What is the biggest motivation of your religious activities? Love? Delight? I will let you speak for yourself.
My brand of religion is chiefly about guilt, and when we think we have successfully done away with it, shame. Let me bring up the most obvious example and leave you with the rest: Why do you read the Bible? Because you love reading it? You delight in the words of our Lord? No, mostly because you'd feel guilty if you don't at least read it somewhat sometimes. And since you know your heart is not into it, you feel ashamed. You feel like a fraud and a failure. You don't want to be found out, exposed. That's why in church there is almost a conspiracy to not speak about the Bible in general and each other's (non)reading habit in specific.
Do you know the difference between guilt and shame? Please set aside some quiet time to listen to the angelic voice of Jonathan Sacks I posted above.
Whereas a "guilt culture" is one that allows the possibility of forgiveness, a "shame culture" is unforgiving. The Chinese culture we grew up in is, of course, a shame culture.

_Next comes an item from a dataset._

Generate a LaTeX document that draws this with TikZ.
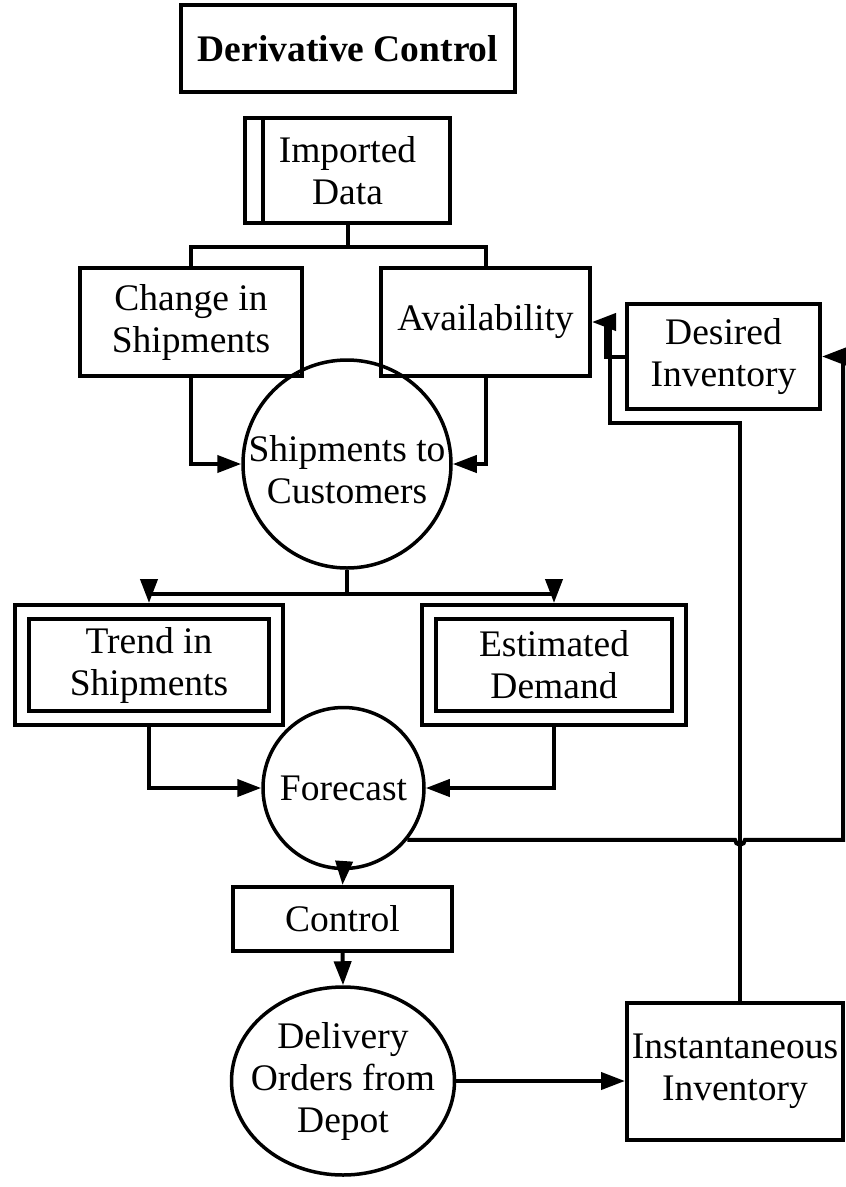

So, as it is, when we try to make Christianity our own, we don't find it too problematic to believe in endless hellfire (in fact, wouldn't want to imagine doing without it, for the refinement of others, of course). But the idea that God loves to love us? That we are the objects of His everlasting delight? That the entire creation is held together in God's unifying gaze of love? That, we find absurd and impractical. Love, as we know and give it, is never that trustworthy, never that useful to make things happen for ourselves.
We demur: What is the condition of this love of God? What is the catch? What's in it for me? The most scandalous religious idea is not damnation but love, because we have no imagination for it, little experience of it. We simply couldn't see how such love is possible—or even necessary to make life work for our good.
As such we must busy ourselves with tasks, good works, to do away our shame of not being really that into God. He says He loves us lots but we wonder if we could get away with loving Him only a little. We know Jesus dying on the cross has to do with forgiving us but frankly don't feel why we need it, for sure not the pathetic theatrics. What we lack in love we prove ourselves with work. No one can question us when we are busy doing God work. God can't say we are hiding from Him because we are literally out there doing stuffs in His name, making Him look good. Who needs delight when there are brownie points to collect? Who needs forgiveness when there is easier mechanisms to access supreme power, more predictable and reliable formulas, theological and otherwise, to rid of shame? What's love got to do with it? We don't want to live at the mercy of any condition we can't control.
In a culture that is unforgiving, no one is ever getting away with anything. Giving up on God, we give up on love, on each other and everything else.